I’ve generally tried to avoid going to concerts where Roberto Abbado was conducting. I first started attending the Atlanta Symphony Orchestra’s concerts back in 2009 and Abbado seemed to be engaged to guest conduct each year. The programming has pretty much always been works that I enjoy, so I generally showed up excited about his concerts. After a few years, though, I realized that I didn’t like his style. He makes everything sound like Korngold: all schmaltzy and kind of hammy. The only reason that I went to last night’s concert was that I bought three series and, with only four concerts in the fourth this year, there really wasn’t anything that I wanted to exchange this weekend’s ticket to hear. Besides, he may have gotten better or my biases may have changed.

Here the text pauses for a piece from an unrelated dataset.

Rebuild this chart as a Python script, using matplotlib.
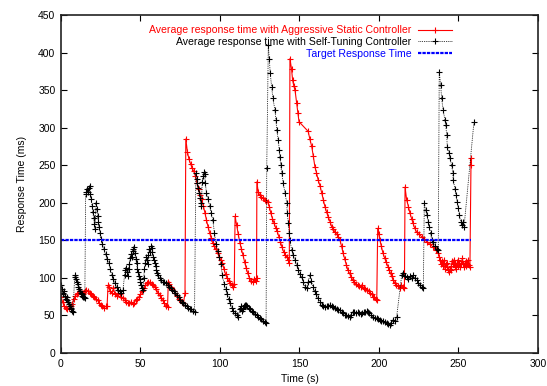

Well, his interpretations were as hammy as ever and my tastes were the same. I didn’t enjoy the concert very much. Abbado’s style was not that horrible for the Rossini, which is a dramatic piece, but it wasn’t that great, either. None of the mystery and intrigue of Schubert’s unfinished symphony came through at all, which is a shame because that is the only of Schubert’s orchestral works that I really get into (though I love much of his chamber music). And Abbado’s take on Beethoven’s piano concerto no. 4 sounded like he was confusing it with Korngold’s incidental music for Robin Hood. Honestly, it didn’t work for me at all.

I can’t help but wonder what I’m missing that makes Evans Mirageas, et al. book Abbado so often; hopefully it’s not just the cachet of his family name. I’d really rather not see him at all unless it was to conduct an all Korngold program. Actually, why hasn’t that been programmed? A program along the lines of his sinfonietta, the violin concerto, and the symphonic serenade would be an awesome show!

Fortunately Jorge Federico Osorio was there to save the day. I wasn’t excited by his take on Beethoven’s 3rd piano concerto a couple of weeks ago, but I thought he did a good job with the 4th. His fingers were light and his playing was solidly in the realm of beauty. While there was nothing exciting about his interpretation, it was a high quality performance and made it worth coming back into the auditorium after intermission.